> DATA EXTRACT
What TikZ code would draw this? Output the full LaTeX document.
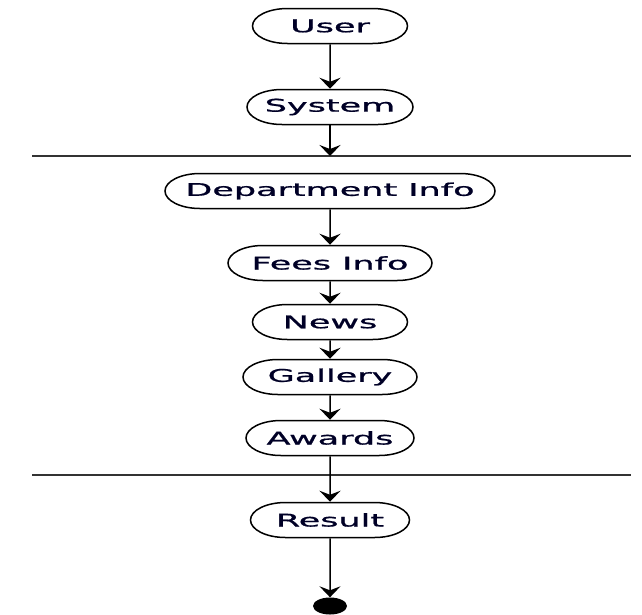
\documentclass[tikz,border=0pt]{standalone}
\usepackage{fontspec}
\setmainfont{DejaVu Sans}
\newfontfamily\actfont[FakeBold=0.8]{DejaVu Sans}
\usetikzlibrary{shapes.misc,arrows.meta}
\begin{document}
\begin{tikzpicture}[x=1pt,y=1pt,
  act/.style={rounded rectangle, draw=black, line width=1.5pt,
    minimum height=35pt, inner sep=0pt, transform shape,
    font=\actfont\fontsize{17.5}{17.5}\selectfont, text=black!85!blue},
  flow/.style={-{Stealth[length=11pt,width=21pt,inset=4pt]}, line width=1.5pt},
  bar/.style={line width=1.6pt, draw=black!80}]
\useasboundingbox (0,0) rectangle (642,-614);

% swimlane separators
\coordinate (barAL) at (32,-156);
\coordinate (barAR) at (631,-156);
\coordinate (barBL) at (32,-475);
\coordinate (barBR) at (631,-475);
\coordinate (barAhit) at (330,-156);
\draw[bar] (barAL) -- (barAR);
\draw[bar] (barBL) -- (barBR);

% activities, drawn in a horizontally stretched frame
\begin{scope}[xscale=2]
  \node[act, minimum width=77.5] (user)    at (165,-26)  {User};
  \node[act, minimum width=83]   (system)  at (165,-107) {System};
  \node[act, minimum width=165]  (dept)    at (165,-191) {Department Info};
  \node[act, minimum width=102]  (fees)    at (165,-263) {Fees Info};
  \node[act, minimum width=77.5] (news)    at (165,-322) {News};
  \node[act, minimum width=87]   (gallery) at (165,-377) {Gallery};
  \node[act, minimum width=84]   (awards)  at (165,-438) {Awards};
  \node[act, minimum width=79.5] (result)  at (165,-520) {Result};
  \node[circle, fill=black, minimum size=17pt, inner sep=0pt, transform shape]
    (final) at (165,-606) {};
\end{scope}

% control flow
\draw[flow] (user) -- (system);
\draw[flow] (system) -- (barAhit);
\draw[flow] (dept) -- (fees);
\draw[flow] (fees) -- (news);
\draw[flow] (news) -- (gallery);
\draw[flow] (gallery) -- (awards);
\draw[flow] (awards) -- (result);
\draw[flow] (result) -- (final);
\end{tikzpicture}
\end{document}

> EXERCISE DETAILS
Copy the whole listing above word for word but do not carry over the pictures.

> REPLY
What TikZ code would draw this? Output the full LaTeX document.
\documentclass[tikz,border=0pt]{standalone}
\usepackage{fontspec}
\setmainfont{DejaVu Sans}
\newfontfamily\actfont[FakeBold=0.8]{DejaVu Sans}
\usetikzlibrary{shapes.misc,arrows.meta}
\begin{document}
\begin{tikzpicture}[x=1pt,y=1pt,
  act/.style={rounded rectangle, draw=black, line width=1.5pt,
    minimum height=35pt, inner sep=0pt, transform shape,
    font=\actfont\fontsize{17.5}{17.5}\selectfont, text=black!85!blue},
  flow/.style={-{Stealth[length=11pt,width=21pt,inset=4pt]}, line width=1.5pt},
  bar/.style={line width=1.6pt, draw=black!80}]
\useasboundingbox (0,0) rectangle (642,-614);

% swimlane separators
\coordinate (barAL) at (32,-156);
\coordinate (barAR) at (631,-156);
\coordinate (barBL) at (32,-475);
\coordinate (barBR) at (631,-475);
\coordinate (barAhit) at (330,-156);
\draw[bar] (barAL) -- (barAR);
\draw[bar] (barBL) -- (barBR);

% activities, drawn in a horizontally stretched frame
\begin{scope}[xscale=2]
  \node[act, minimum width=77.5] (user)    at (165,-26)  {User};
  \node[act, minimum width=83]   (system)  at (165,-107) {System};
  \node[act, minimum width=165]  (dept)    at (165,-191) {Department Info};
  \node[act, minimum width=102]  (fees)    at (165,-263) {Fees Info};
  \node[act, minimum width=77.5] (news)    at (165,-322) {News};
  \node[act, minimum width=87]   (gallery) at (165,-377) {Gallery};
  \node[act, minimum width=84]   (awards)  at (165,-438) {Awards};
  \node[act, minimum width=79.5] (result)  at (165,-520) {Result};
  \node[circle, fill=black, minimum size=17pt, inner sep=0pt, transform shape]
    (final) at (165,-606) {};
\end{scope}

% control flow
\draw[flow] (user) -- (system);
\draw[flow] (system) -- (barAhit);
\draw[flow] (dept) -- (fees);
\draw[flow] (fees) -- (news);
\draw[flow] (news) -- (gallery);
\draw[flow] (gallery) -- (awards);
\draw[flow] (awards) -- (result);
\draw[flow] (result) -- (final);
\end{tikzpicture}
\end{document}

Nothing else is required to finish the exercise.